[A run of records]
========================

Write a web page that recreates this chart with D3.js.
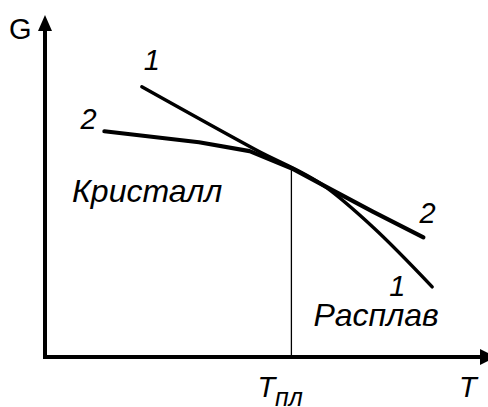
<!DOCTYPE html>
<html>
<head>
<meta charset="utf-8">
<script src="https://cdn.jsdelivr.net/npm/d3@7"></script>
<style>
  html, body { margin: 0; padding: 0; background: #fff; }
  svg { display: block; }
  text { font-family: "Liberation Sans", Arial, sans-serif; fill: #000; }
</style>
</head>
<body>
<div id="chart"></div>
<script>
// curve 1 - melt, curve 2 - crystal (T, G in arbitrary units)
var melt_T = [22, 48, 64, 74.5, 88];
var melt_G = [79, 60.5, 49.5, 38, 20.5];
var cryst_T = [13.5, 35, 46.5, 56, 65, 74.5, 86];
var cryst_G = [66, 62.8, 60.2, 55.2, 49, 42.5, 35];
var t_melt = 56;
var regionNames = ["Кристалл", "Расплав"];

var width = 488,
    height = 407;

var x = d3.scaleLinear().domain([0, 100]).range([45, 485]);
var y = d3.scaleLinear().domain([0, 100]).range([357, 15]);

var svg = d3.select("#chart").append("svg")
    .attr("width", width)
    .attr("height", height);

function zip(ts, gs) {
  return ts.map(function(t, i) { return { t: t, g: gs[i] }; });
}
var melt = zip(melt_T, melt_G),
    cryst = zip(cryst_T, cryst_G);

var line = d3.line()
    .x(function(d) { return x(d.t); })
    .y(function(d) { return y(d.g); });

// axes with arrows
svg.append("line")
    .attr("x1", x(0)).attr("y1", y(0))
    .attr("x2", x(0)).attr("y2", y(100) + 12)
    .attr("stroke", "#000").attr("stroke-width", 4);
svg.append("path")
    .attr("d", "M" + x(0) + "," + y(100) + "l-7,16l14,0z")
    .attr("fill", "#000");

svg.append("line")
    .attr("x1", x(0) - 2).attr("y1", y(0))
    .attr("x2", width - 5).attr("y2", y(0))
    .attr("stroke", "#000").attr("stroke-width", 4);
svg.append("path")
    .attr("d", "M" + (width + 8) + "," + y(0) + "l-16,-8l0,16z")
    .attr("fill", "#000");

// melting temperature
svg.append("line")
    .attr("x1", x(t_melt)).attr("y1", y(0))
    .attr("x2", x(t_melt)).attr("y2", y(cryst_G[3]))
    .attr("stroke", "#000").attr("stroke-width", 1.3);

svg.append("path").datum(cryst)
    .attr("d", line.curve(d3.curveLinear))
    .attr("fill", "none").attr("stroke", "#000")
    .attr("stroke-width", 4.2).attr("stroke-linecap", "round")
    .attr("stroke-linejoin", "round");

svg.append("path").datum(melt)
    .attr("d", line.curve(d3.curveMonotoneX))
    .attr("fill", "none").attr("stroke", "#000")
    .attr("stroke-width", 3.4).attr("stroke-linecap", "round");

// curve numbers at the ends
function label(px, py, txt, italic, size) {
  return svg.append("text")
      .attr("x", px).attr("y", py)
      .style("font-size", (size || 29) + "px")
      .style("font-style", italic ? "italic" : "normal")
      .text(txt);
}
var m0 = melt[0], m1 = melt[melt.length - 1],
    c0 = cryst[0], c1 = cryst[cryst.length - 1];
label(x(m0.t) + 2, y(m0.g) - 17, "1", true);
label(x(c0.t) - 24, y(c0.g) - 2, "2", true);
label(x(c1.t) - 4, y(c1.g) - 14, "2", true);
label(x(m1.t) - 43, y(m1.g) + 9, "1", true);

// regions
label(x(0) + 27, y(45.3), regionNames[0], true, 32);
label(x(t_melt) + 22, y(9.2), regionNames[1], true, 32);

// axis titles
label(x(0) - 36, 39, "G", false, 29);
label(width - 29, 397, "T", true, 29);
var tl = label(x(t_melt) - 34, 397, "T", true, 29);
tl.append("tspan").attr("dy", 9).style("font-size", "25px").text("пл");
</script>
</body>
</html>
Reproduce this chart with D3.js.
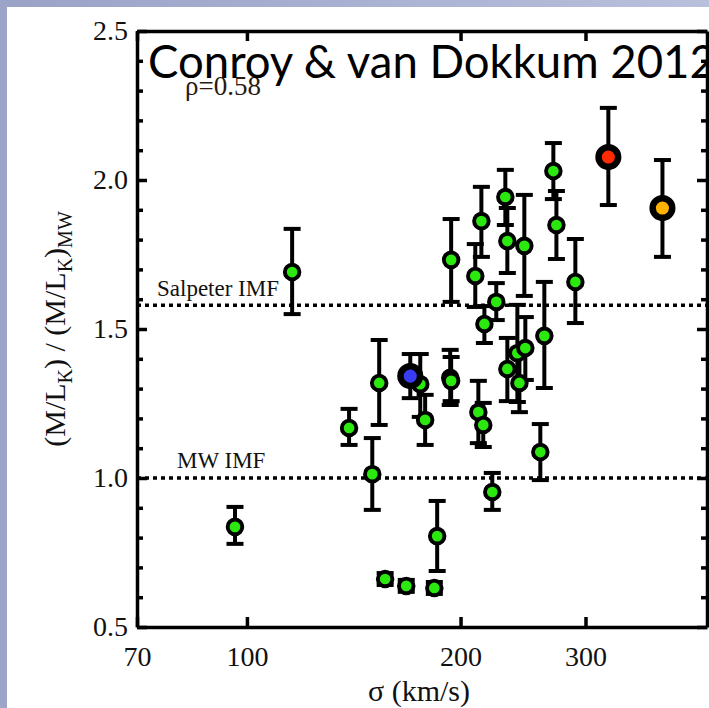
<!DOCTYPE html>
<html>
<head>
<meta charset="utf-8">
<script src="https://cdn.jsdelivr.net/npm/d3@7"></script>
<style>
  html, body { margin: 0; padding: 0; background: #fff; overflow: hidden; }
  svg { display: block; }
</style>
</head>
<body>
<svg id="chart" width="709" height="708"></svg>
<script>
/* M/L_K ratio vs velocity dispersion — Conroy & van Dokkum 2012 */

// green galaxies: sigma (km/s), (M/L_K)/(M/L_K)_MW, lower and upper end of the error bar
var sigma = [96.2, 115.8, 139.3, 153.6, 150.2, 175.5, 178.3, 193.4, 194.0, 194.0,
  214.0, 209.8, 231.3, 232.8, 246.0, 270.3, 273.0, 224.6, 216.1, 290.3,
  262.5, 232.8, 240.5, 246.8, 242.1, 211.9, 215.3, 185.4, 221.7, 259.1,
  156.6, 167.7, 183.7];
var ml = [0.836, 1.691, 1.168, 1.319, 1.013, 1.315, 1.195, 1.336, 1.326, 1.732,
  1.862, 1.678, 1.943, 1.795, 1.779, 2.030, 1.849, 1.591, 1.517, 1.658,
  1.477, 1.366, 1.419, 1.436, 1.319, 1.221, 1.178, 0.805, 0.953, 1.087,
  0.661, 0.638, 0.631];
var mlLo = [0.779, 1.550, 1.111, 1.178, 0.893, 1.205, 1.111, 1.245, 1.258, 1.591,
  1.742, 1.574, 1.849, 1.688, 1.611, 1.936, 1.735, 1.530, 1.453, 1.520,
  1.302, 1.258, 1.255, 1.329, 1.221, 1.117, 1.104, 0.688, 0.893, 0.993,
  0.641, 0.618, 0.611];
var mlHi = [0.903, 1.836, 1.232, 1.463, 1.134, 1.416, 1.279, 1.430, 1.406, 1.869,
  1.977, 1.785, 2.034, 1.906, 1.950, 2.124, 1.963, 1.654, 1.577, 1.802,
  1.658, 1.470, 1.581, 1.540, 1.413, 1.326, 1.252, 0.923, 1.017, 1.181,
  0.681, 0.658, 0.651];

// the three highlighted galaxies (blue, red, orange)
var hiSigma = [169.9, 323.1, 385.1];
var hiMl = [1.342, 2.077, 1.906];
var hiLo = [1.268, 1.916, 1.742];
var hiHi = [1.416, 2.242, 2.067];

// reference IMF lines
var imfNames = ['Salpeter IMF', 'MW IMF'];
var imfValues = [1.58, 1.0];

var xTicks = [70, 100, 200, 300];
var yTicks = [0.5, 1.0, 1.5, 2.0, 2.5];

var HI_FILL = ['#3a3cf4', '#ff2a00', '#ffb300'];
var GREEN = '#2be80f';
var SERIF = '"Liberation Serif", "DejaVu Serif", serif';

var svg = d3.select('#chart');

// slide background strips
var defs = svg.append('defs');
var grad = defs.append('linearGradient').attr('id', 'topstrip').attr('x1', 0).attr('x2', 1);
grad.append('stop').attr('offset', 0).attr('stop-color', '#9aa2c7');
grad.append('stop').attr('offset', 1).attr('stop-color', '#b9c0dc');
svg.append('rect').attr('x', 0).attr('y', 0).attr('width', 709).attr('height', 7).attr('fill', 'url(#topstrip)');
svg.append('rect').attr('x', 0).attr('y', 0).attr('width', 7).attr('height', 708).attr('fill', '#9ca4c8');

var L = 137, R = 707, T = 31, B = 627;
var x = d3.scaleLog().domain([70, 445]).range([L, R]);
var y = d3.scaleLinear().domain([0.5, 2.5]).range([B, T]);

var minorY = d3.range(6, 25).map(function (d) { return d / 10; }).filter(function (d) { return Math.round(d * 10) % 5 !== 0; });

function styleAxis(g) {
  g.selectAll('.domain').attr('stroke', '#000').attr('stroke-width', 3.5);
  g.selectAll('.tick line').attr('stroke', '#000').attr('stroke-width', 3.5);
  g.selectAll('text').attr('font-family', SERIF).attr('font-size', 28).attr('fill', '#111');
}

// reference lines
imfValues.forEach(function (v) {
  svg.append('line').attr('x1', L).attr('x2', R).attr('y1', y(v)).attr('y2', y(v))
    .attr('stroke', '#000').attr('stroke-width', 3.5).attr('stroke-dasharray', '4,4');
});
svg.append('text').attr('x', 157).attr('y', y(imfValues[0]) - 9).attr('font-family', SERIF).attr('font-size', 23).attr('fill', '#111').text(imfNames[0]);
svg.append('text').attr('x', 177).attr('y', y(imfValues[1]) - 10).attr('font-family', SERIF).attr('font-size', 23).attr('fill', '#111').text(imfNames[1]);

// axes
var gB = svg.append('g').attr('transform', 'translate(0,' + B + ')')
  .call(d3.axisBottom(x).tickValues(xTicks).tickFormat(d3.format('d')).tickSizeInner(-10).tickSizeOuter(0).tickPadding(14));
var gT = svg.append('g').attr('transform', 'translate(0,' + T + ')')
  .call(d3.axisTop(x).tickValues(xTicks).tickFormat('').tickSizeInner(-10).tickSizeOuter(0));
var gL = svg.append('g').attr('transform', 'translate(' + L + ',0)')
  .call(d3.axisLeft(y).tickValues(yTicks).tickFormat(d3.format('.1f')).tickSizeInner(-10).tickSizeOuter(0).tickPadding(9));
var gLm = svg.append('g').attr('transform', 'translate(' + L + ',0)')
  .call(d3.axisLeft(y).tickValues(minorY).tickFormat('').tickSizeInner(-6).tickSizeOuter(0));
var gR = svg.append('g').attr('transform', 'translate(' + R + ',0)')
  .call(d3.axisRight(y).tickValues(yTicks).tickFormat('').tickSizeInner(-10).tickSizeOuter(0));
var gRm = svg.append('g').attr('transform', 'translate(' + R + ',0)')
  .call(d3.axisRight(y).tickValues(minorY).tickFormat('').tickSizeInner(-6).tickSizeOuter(0));
[gB, gT, gL, gLm, gR, gRm].forEach(styleAxis);
gB.selectAll('text').attr('dy', '0.9em');
gLm.select('.domain').remove(); gRm.select('.domain').remove();

// axis titles
svg.append('text').attr('x', x(70) + (R - L) / 2 - 3).attr('y', 701).attr('text-anchor', 'middle')
  .attr('font-family', SERIF).attr('font-size', 30).attr('fill', '#111').text('σ (km/s)');
var yl = svg.append('text').attr('transform', 'translate(65,329) rotate(-90)').attr('text-anchor', 'middle')
  .attr('font-family', SERIF).attr('font-size', 30).attr('fill', '#111');
yl.append('tspan').text('(M/L');
yl.append('tspan').attr('font-size', 20).attr('dy', 7).text('K');
yl.append('tspan').attr('dy', -7).text(') / (M/L');
yl.append('tspan').attr('font-size', 20).attr('dy', 7).text('K');
yl.append('tspan').attr('dy', -7).text(')');
yl.append('tspan').attr('font-size', 20).attr('dy', 7).text('MW');

// error bars
var CAP = 8.5;
function errBars(g, xs, lo, hi) {
  var e = g.selectAll('g').data(d3.range(xs.length)).enter().append('g');
  e.append('line').attr('x1', function (i) { return x(xs[i]); }).attr('x2', function (i) { return x(xs[i]); })
    .attr('y1', function (i) { return y(lo[i]); }).attr('y2', function (i) { return y(hi[i]); });
  e.append('line').attr('x1', function (i) { return x(xs[i]) - CAP; }).attr('x2', function (i) { return x(xs[i]) + CAP; })
    .attr('y1', function (i) { return y(lo[i]); }).attr('y2', function (i) { return y(lo[i]); });
  e.append('line').attr('x1', function (i) { return x(xs[i]) - CAP; }).attr('x2', function (i) { return x(xs[i]) + CAP; })
    .attr('y1', function (i) { return y(hi[i]); }).attr('y2', function (i) { return y(hi[i]); });
  e.selectAll('line').attr('stroke', '#000').attr('stroke-width', 4);
}
errBars(svg.append('g'), sigma, mlLo, mlHi);
errBars(svg.append('g'), hiSigma, hiLo, hiHi);

svg.append('g').selectAll('circle').data(d3.range(sigma.length)).enter().append('circle')
  .attr('cx', function (i) { return x(sigma[i]); }).attr('cy', function (i) { return y(ml[i]); })
  .attr('r', 7.3).attr('fill', GREEN).attr('stroke', '#000').attr('stroke-width', 3.9);
svg.append('g').selectAll('circle').data(d3.range(hiSigma.length)).enter().append('circle')
  .attr('cx', function (i) { return x(hiSigma[i]); }).attr('cy', function (i) { return y(hiMl[i]); })
  .attr('r', 9.8).attr('fill', function (i) { return HI_FILL[i]; }).attr('stroke', '#000').attr('stroke-width', 6.5);

// correlation coefficient and title
svg.append('text').attr('x', 185).attr('y', 95).attr('font-family', SERIF).attr('font-size', 27).attr('fill', '#2a1a10').text('ρ=0.58');
var title = svg.append('text').attr('x', 148).attr('y', 78).attr('font-family', 'Lato, "Open Sans", sans-serif')
  .attr('font-size', 40).attr('fill', '#000').text('Conroy & van Dokkum 2012');
var w = title.node().getComputedTextLength();
title.attr('font-size', 40 * 568 / w);
</script>
</body>
</html>
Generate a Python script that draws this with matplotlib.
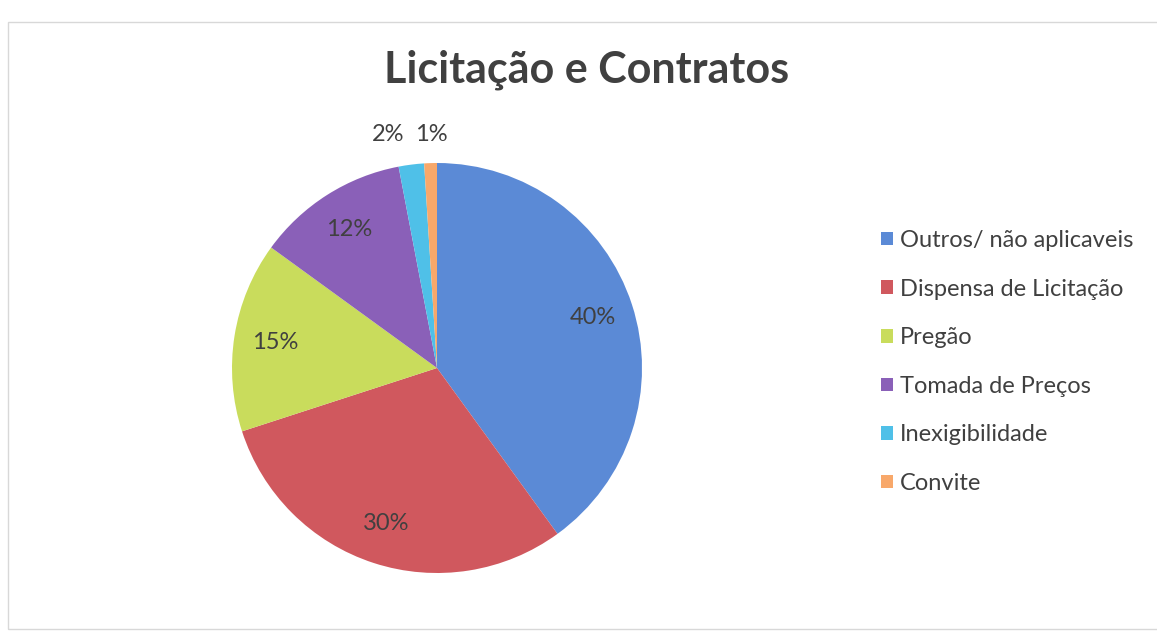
import matplotlib.pyplot as plt
from matplotlib.patches import Patch, Rectangle

categories = ['Outros/ não aplicaveis', 'Dispensa de Licitação', 'Pregão',
              'Tomada de Preços', 'Inexigibilidade', 'Convite']
values = [40, 30, 15, 12, 2, 1]
colors = ['#5b8ad6', '#d0585e', '#c9dc5c', '#8a60b8', '#4fc0e8', '#f8a86a']

plt.rcParams['font.family'] = ['Lato', 'DejaVu Sans']
txt = '#404040'

fig = plt.figure(figsize=(11.57, 6.31), dpi=100)
W, H = 1157, 631
cx, cy, r = 437, 631 - 368, 205
ax = fig.add_axes([(cx - r) / W, (cy - r) / H, 2 * r / W, 2 * r / H])

wedges, texts, autotexts = ax.pie(values, colors=colors, startangle=90, counterclock=False,
                                  autopct='%1.0f%%', pctdistance=0.8, radius=1,
                                  wedgeprops=dict(linewidth=0),
                                  textprops=dict(color=txt, fontsize=17))
ax.set_xlim(-1, 1)
ax.set_ylim(-1, 1)
ax.set_aspect('equal')

# the two small slices get their labels above the pie
autotexts[4].set_position((-0.24, 1.14))
autotexts[5].set_position((-0.03, 1.14))

fig.text(0.507, 1 - 70 / H, 'Licitação e Contratos', ha='center', va='center',
         fontsize=31, fontweight='bold', color=txt)

handles = [Patch(facecolor=c, edgecolor='none') for c in colors]
fig.legend(handles, categories, loc='center left', bbox_to_anchor=(869 / W, 1 - 362 / H),
           frameon=False, fontsize=17, labelcolor=txt, handlelength=0.5, handleheight=0.5,
           handletextpad=0.3, labelspacing=1.17, borderpad=0)

# faint frame from the scanned chart area
fig.add_artist(Rectangle((8 / W, 2 / H), 1.2, 1 - 24 / H, transform=fig.transFigure,
                         fill=False, edgecolor='#d8d8d8', linewidth=1))

fig.savefig('out.png', dpi=100)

========================

Every line above that contains the word "with" should be reported.

Write a web page that recreates this chart with D3.js.
// axes with arrows
Reproduce this chart with D3.js.
Generate a Python script that draws this with matplotlib.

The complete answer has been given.